- _Source excerpt_
########################################

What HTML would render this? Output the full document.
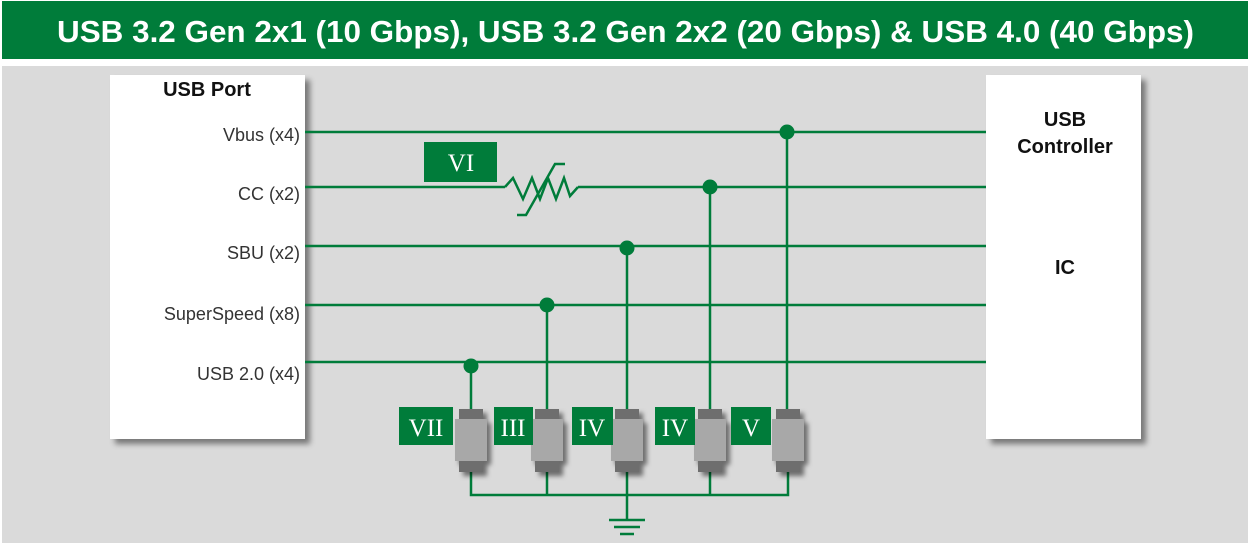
<!DOCTYPE html>
<html><head><meta charset="utf-8"><style>
html,body{margin:0;padding:0;background:#fff;width:1250px;height:543px;overflow:hidden}
svg{display:block}
</style></head><body>
<svg width="1250" height="543" viewBox="0 0 1250 543" xmlns="http://www.w3.org/2000/svg">
<defs>
<filter id="sh" x="-10%" y="-10%" width="130%" height="130%"><feDropShadow dx="5" dy="5" stdDeviation="3" flood-color="#000" flood-opacity="0.45"/></filter>
<filter id="sh2" x="-50%" y="-20%" width="200%" height="150%"><feDropShadow dx="4" dy="4" stdDeviation="2.5" flood-color="#000" flood-opacity="0.5"/></filter>
</defs>
<rect x="2" y="1" width="1246" height="58" fill="#007c3a"/>
<text x="57" y="42" textLength="1137" lengthAdjust="spacingAndGlyphs" font-family="Liberation Sans, sans-serif" font-weight="bold" font-size="31" fill="#fff">USB 3.2 Gen 2x1 (10 Gbps), USB 3.2 Gen 2x2 (20 Gbps) &amp; USB 4.0 (40 Gbps)</text>
<rect x="2" y="66" width="1246" height="477" fill="#dadada"/>
<rect x="110" y="75" width="195" height="364" fill="#fff" filter="url(#sh)"/>
<rect x="986" y="75" width="155" height="364" fill="#fff" filter="url(#sh)"/>
<g font-family="Liberation Sans, sans-serif" font-size="18" fill="#333" text-anchor="end">
<text x="300" y="141">Vbus (x4)</text>
<text x="300" y="200">CC (x2)</text>
<text x="300" y="259">SBU (x2)</text>
<text x="300" y="320">SuperSpeed (x8)</text>
<text x="300" y="380">USB 2.0 (x4)</text>
</g>
<g font-family="Liberation Sans, sans-serif" font-size="20" font-weight="bold" fill="#111" text-anchor="middle">
<text x="207" y="96">USB Port</text>
<text x="1065" y="126">USB</text>
<text x="1065" y="153">Controller</text>
<text x="1065" y="274">IC</text>
</g>
<g stroke="#007c3a" stroke-width="2.5" fill="none">
<line x1="305" y1="132" x2="986" y2="132"/>
<line x1="305" y1="187" x2="505" y2="187"/>
<polyline points="505,187 513,178 523,199 532,178 540,199 548,178 556,199 564,178 570,196 578,187"/>
<line x1="578" y1="187" x2="986" y2="187"/>
<polyline points="517,215 526,215 555,164 565,164"/>
<line x1="305" y1="246" x2="986" y2="246"/>
<line x1="305" y1="305" x2="986" y2="305"/>
<line x1="305" y1="362" x2="986" y2="362"/>
<line x1="471" y1="366" x2="471" y2="410"/>
<line x1="547" y1="305" x2="547" y2="410"/>
<line x1="627" y1="246" x2="627" y2="410"/>
<line x1="710" y1="187" x2="710" y2="410"/>
<line x1="787" y1="132" x2="787" y2="410"/>
<polyline points="471,470 471,495 788,495 788,470"/>
<line x1="547" y1="470" x2="547" y2="495"/>
<line x1="710" y1="470" x2="710" y2="495"/>
<line x1="627" y1="470" x2="627" y2="520"/>
<line x1="609" y1="520" x2="645" y2="520"/>
<line x1="614" y1="527" x2="640" y2="527"/>
<line x1="620" y1="534" x2="634" y2="534"/>
</g>
<g fill="#007c3a">
<circle cx="787" cy="132" r="7.5"/>
<circle cx="710" cy="187" r="7.5"/>
<circle cx="627" cy="248" r="7.5"/>
<circle cx="547" cy="305" r="7.5"/>
<circle cx="471" cy="366" r="7.5"/>
</g>
<g filter="url(#sh2)">
<rect x="459" y="409" width="24" height="10" fill="#6e6e6e"/><rect x="459" y="461" width="24" height="11" fill="#6e6e6e"/><rect x="455" y="419" width="32" height="42" fill="#a8a8a8"/>
<rect x="535" y="409" width="24" height="10" fill="#6e6e6e"/><rect x="535" y="461" width="24" height="11" fill="#6e6e6e"/><rect x="531" y="419" width="32" height="42" fill="#a8a8a8"/>
<rect x="615" y="409" width="24" height="10" fill="#6e6e6e"/><rect x="615" y="461" width="24" height="11" fill="#6e6e6e"/><rect x="611" y="419" width="32" height="42" fill="#a8a8a8"/>
<rect x="698" y="409" width="24" height="10" fill="#6e6e6e"/><rect x="698" y="461" width="24" height="11" fill="#6e6e6e"/><rect x="694" y="419" width="32" height="42" fill="#a8a8a8"/>
<rect x="776" y="409" width="24" height="10" fill="#6e6e6e"/><rect x="776" y="461" width="24" height="11" fill="#6e6e6e"/><rect x="772" y="419" width="32" height="42" fill="#a8a8a8"/>
</g>
<g fill="#007c3a">
<rect x="424" y="142" width="73" height="40"/>
<rect x="399" y="407" width="54" height="38"/>
<rect x="494" y="407" width="39" height="38"/>
<rect x="572" y="407" width="41" height="38"/>
<rect x="655" y="407" width="40" height="38"/>
<rect x="731" y="407" width="40" height="38"/>
</g>
<g font-family="Liberation Serif, serif" font-size="25" fill="#fff" text-anchor="middle">
<text x="461" y="171">VI</text>
<text x="426" y="436">VII</text>
<text x="513" y="436">III</text>
<text x="592" y="436">IV</text>
<text x="675" y="436">IV</text>
<text x="751" y="436">V</text>
</g>
</svg>
</body></html>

########################################

- _What you need to do_
Copy each line exactly, and leave the pictures out of your copy.

- _Exercise response_
What HTML would render this? Output the full document.
<!DOCTYPE html>
<html><head><meta charset="utf-8"><style>
html,body{margin:0;padding:0;background:#fff;width:1250px;height:543px;overflow:hidden}
svg{display:block}
</style></head><body>
<svg width="1250" height="543" viewBox="0 0 1250 543" xmlns="http://www.w3.org/2000/svg">
<defs>
<filter id="sh" x="-10%" y="-10%" width="130%" height="130%"><feDropShadow dx="5" dy="5" stdDeviation="3" flood-color="#000" flood-opacity="0.45"/></filter>
<filter id="sh2" x="-50%" y="-20%" width="200%" height="150%"><feDropShadow dx="4" dy="4" stdDeviation="2.5" flood-color="#000" flood-opacity="0.5"/></filter>
</defs>
<rect x="2" y="1" width="1246" height="58" fill="#007c3a"/>
<text x="57" y="42" textLength="1137" lengthAdjust="spacingAndGlyphs" font-family="Liberation Sans, sans-serif" font-weight="bold" font-size="31" fill="#fff">USB 3.2 Gen 2x1 (10 Gbps), USB 3.2 Gen 2x2 (20 Gbps) &amp; USB 4.0 (40 Gbps)</text>
<rect x="2" y="66" width="1246" height="477" fill="#dadada"/>
<rect x="110" y="75" width="195" height="364" fill="#fff" filter="url(#sh)"/>
<rect x="986" y="75" width="155" height="364" fill="#fff" filter="url(#sh)"/>
<g font-family="Liberation Sans, sans-serif" font-size="18" fill="#333" text-anchor="end">
<text x="300" y="141">Vbus (x4)</text>
<text x="300" y="200">CC (x2)</text>
<text x="300" y="259">SBU (x2)</text>
<text x="300" y="320">SuperSpeed (x8)</text>
<text x="300" y="380">USB 2.0 (x4)</text>
</g>
<g font-family="Liberation Sans, sans-serif" font-size="20" font-weight="bold" fill="#111" text-anchor="middle">
<text x="207" y="96">USB Port</text>
<text x="1065" y="126">USB</text>
<text x="1065" y="153">Controller</text>
<text x="1065" y="274">IC</text>
</g>
<g stroke="#007c3a" stroke-width="2.5" fill="none">
<line x1="305" y1="132" x2="986" y2="132"/>
<line x1="305" y1="187" x2="505" y2="187"/>
<polyline points="505,187 513,178 523,199 532,178 540,199 548,178 556,199 564,178 570,196 578,187"/>
<line x1="578" y1="187" x2="986" y2="187"/>
<polyline points="517,215 526,215 555,164 565,164"/>
<line x1="305" y1="246" x2="986" y2="246"/>
<line x1="305" y1="305" x2="986" y2="305"/>
<line x1="305" y1="362" x2="986" y2="362"/>
<line x1="471" y1="366" x2="471" y2="410"/>
<line x1="547" y1="305" x2="547" y2="410"/>
<line x1="627" y1="246" x2="627" y2="410"/>
<line x1="710" y1="187" x2="710" y2="410"/>
<line x1="787" y1="132" x2="787" y2="410"/>
<polyline points="471,470 471,495 788,495 788,470"/>
<line x1="547" y1="470" x2="547" y2="495"/>
<line x1="710" y1="470" x2="710" y2="495"/>
<line x1="627" y1="470" x2="627" y2="520"/>
<line x1="609" y1="520" x2="645" y2="520"/>
<line x1="614" y1="527" x2="640" y2="527"/>
<line x1="620" y1="534" x2="634" y2="534"/>
</g>
<g fill="#007c3a">
<circle cx="787" cy="132" r="7.5"/>
<circle cx="710" cy="187" r="7.5"/>
<circle cx="627" cy="248" r="7.5"/>
<circle cx="547" cy="305" r="7.5"/>
<circle cx="471" cy="366" r="7.5"/>
</g>
<g filter="url(#sh2)">
<rect x="459" y="409" width="24" height="10" fill="#6e6e6e"/><rect x="459" y="461" width="24" height="11" fill="#6e6e6e"/><rect x="455" y="419" width="32" height="42" fill="#a8a8a8"/>
<rect x="535" y="409" width="24" height="10" fill="#6e6e6e"/><rect x="535" y="461" width="24" height="11" fill="#6e6e6e"/><rect x="531" y="419" width="32" height="42" fill="#a8a8a8"/>
<rect x="615" y="409" width="24" height="10" fill="#6e6e6e"/><rect x="615" y="461" width="24" height="11" fill="#6e6e6e"/><rect x="611" y="419" width="32" height="42" fill="#a8a8a8"/>
<rect x="698" y="409" width="24" height="10" fill="#6e6e6e"/><rect x="698" y="461" width="24" height="11" fill="#6e6e6e"/><rect x="694" y="419" width="32" height="42" fill="#a8a8a8"/>
<rect x="776" y="409" width="24" height="10" fill="#6e6e6e"/><rect x="776" y="461" width="24" height="11" fill="#6e6e6e"/><rect x="772" y="419" width="32" height="42" fill="#a8a8a8"/>
</g>
<g fill="#007c3a">
<rect x="424" y="142" width="73" height="40"/>
<rect x="399" y="407" width="54" height="38"/>
<rect x="494" y="407" width="39" height="38"/>
<rect x="572" y="407" width="41" height="38"/>
<rect x="655" y="407" width="40" height="38"/>
<rect x="731" y="407" width="40" height="38"/>
</g>
<g font-family="Liberation Serif, serif" font-size="25" fill="#fff" text-anchor="middle">
<text x="461" y="171">VI</text>
<text x="426" y="436">VII</text>
<text x="513" y="436">III</text>
<text x="592" y="436">IV</text>
<text x="675" y="436">IV</text>
<text x="751" y="436">V</text>
</g>
</svg>
</body></html>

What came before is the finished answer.